Но архитектор Леонид Павлов, учившийся у Ладовского и Леонидова, установил в послесталинскую эпоху иные отношения с космической темой, – например, выбрал размеры здания Центрального экономико-математического института АН СССР (1966-1978) исходя из длины диаметра Земли. Однако такое отношение к космосу также отлично от авангардистского динамизма. В постройках Павлова, таких, как ЦЭМИ или Главный вычислительный центр Госплана (1970), должны были высчитываться однозначные цифры экономического плана, стремящиеся быть незыблемой основой советского общества, подобно тому, как сами эти здания занимают свое точное место в пропорциях космоса. Одновременно, например, в фильмах Андрея Тарковского всё яснее заявляет о себе иное понимание космического как противящегося рациональности и открытого лишь интимной интуиции. Эти две линии отношения к космосу (условно «линия Павлова» и «линия Тарковского») суть изнанка одна другой и обе возвращают нас к тому, с чего начинался этот текст, к религиозному мировоззрению, – то есть, согласно Марксу, к эффекту разорванности земного бытия, – в данном случае бытия послесталинского.
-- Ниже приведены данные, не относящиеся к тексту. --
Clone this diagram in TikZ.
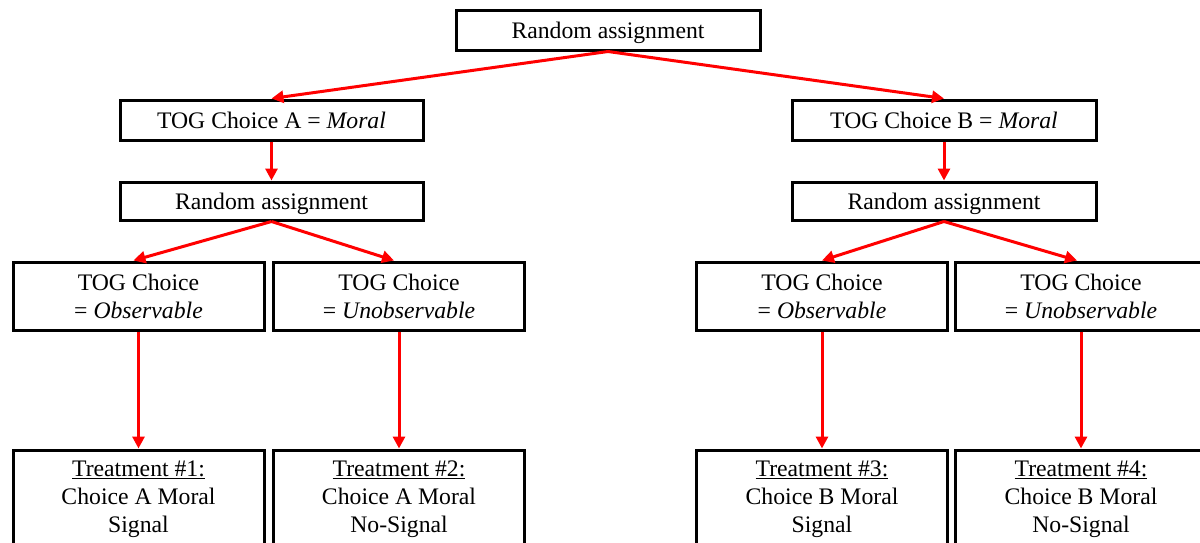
\documentclass[tikz,border=0pt]{standalone}
\usepackage{fontspec}
\setmainfont{Liberation Serif}
\usetikzlibrary{arrows.meta}
\begin{document}
\begin{tikzpicture}[x=1pt,y=-1pt,
  box/.style={draw=black, line width=3pt, inner sep=0pt, align=center,
    font=\fontsize{23.7}{28}\selectfont},
  onebox/.style={box, text height=16pt, text depth=0pt, minimum height=40pt},
  twobox/.style={box, minimum width=251pt, minimum height=68pt},
  treatbox/.style={box, minimum width=251pt, minimum height=98pt},
  link/.style={draw=red, line width=3pt, -{Triangle[length=12pt,width=12pt]}}]
\clip (0,0) rectangle (1200,542);
\fill[white] (0,0) rectangle (1200,542);

% first level
\node[onebox, minimum width=304pt] (top) at (608,30) {Random assignment};

% branch A
\node[onebox, minimum width=303pt] (togA) at (271.5,120) {TOG Choice A = \textit{Moral}};
\node[onebox, minimum width=303pt, minimum height=38pt] (raA) at (271.5,201) {Random assignment};
\node[twobox] (obsA) at (138.5,296) {TOG Choice\\= \textit{Observable}};
\node[twobox] (unobsA) at (399,296) {TOG Choice\\= \textit{Unobservable}};
\node[treatbox] (t1) at (138.5,499) {\underline{Treatment \#1:}\\Choice A Moral\\Signal};
\node[treatbox] (t2) at (399,499) {\underline{Treatment \#2:}\\Choice A Moral\\No-Signal};

% branch B
\node[onebox, minimum width=304pt] (togB) at (944,120) {TOG Choice B = \textit{Moral}};
\node[onebox, minimum width=304pt, minimum height=38pt] (raB) at (944,201) {Random assignment};
\node[twobox] (obsB) at (822,296) {TOG Choice\\= \textit{Observable}};
\node[twobox] (unobsB) at (1081,296) {TOG Choice\\= \textit{Unobservable}};
\node[treatbox] (t3) at (822,499) {\underline{Treatment \#3:}\\Choice B Moral\\Signal};
\node[treatbox] (t4) at (1081,499) {\underline{Treatment \#4:}\\Choice B Moral\\No-Signal};

% connectors
\draw[link] (top.south) -- (togA.north);
\draw[link] (top.south) -- (togB.north);
\draw[link] (togA.south) -- (raA.north);
\draw[link] (togB.south) -- (raB.north);
\draw[link] (raA.south) -- ([xshift=-5pt]obsA.north);
\draw[link] (raA.south) -- ([xshift=-5pt]unobsA.north);
\draw[link] (raB.south) -- (obsB.north);
\draw[link] (raB.south) -- ([xshift=-4pt]unobsB.north);
\draw[link] (obsA.south) -- (t1.north);
\draw[link] (unobsA.south) -- (t2.north);
\draw[link] (obsB.south) -- (t3.north);
\draw[link] (unobsB.south) -- (t4.north);
\end{tikzpicture}
\end{document}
Дом из «Соляриса» Тарковского.
Для Тарковского лучшим образом космоса служит традиционный дом, изба, даже интеллигентская дача, как в финале «Соляриса» (1972), а статичная монументальность зданий Павлова напоминает о Египте с его сооружениями космических масштабов и верой в незыблемость раз и навсегда установленного миропорядка. И недаром в последней своей постройке, музее Ленина в Горках (1975-1987), Павлов использует стилизованный египетский портик. Этот музей-храм, большая часть которого посвящена именно смерти Ленина, словно стал музеем смерти СССР и, возможно, вообще утопии в её прежнем понимании, – смерти, повлекшей исчезновение космической темы из фокуса внимания культуры и идеологии.
Глеб Напреенко – историк искусства, художественный критик.
Текст написан по мотивам лекции, прочитанной автором в рамках цикла «Советский космос» на ВДНХ.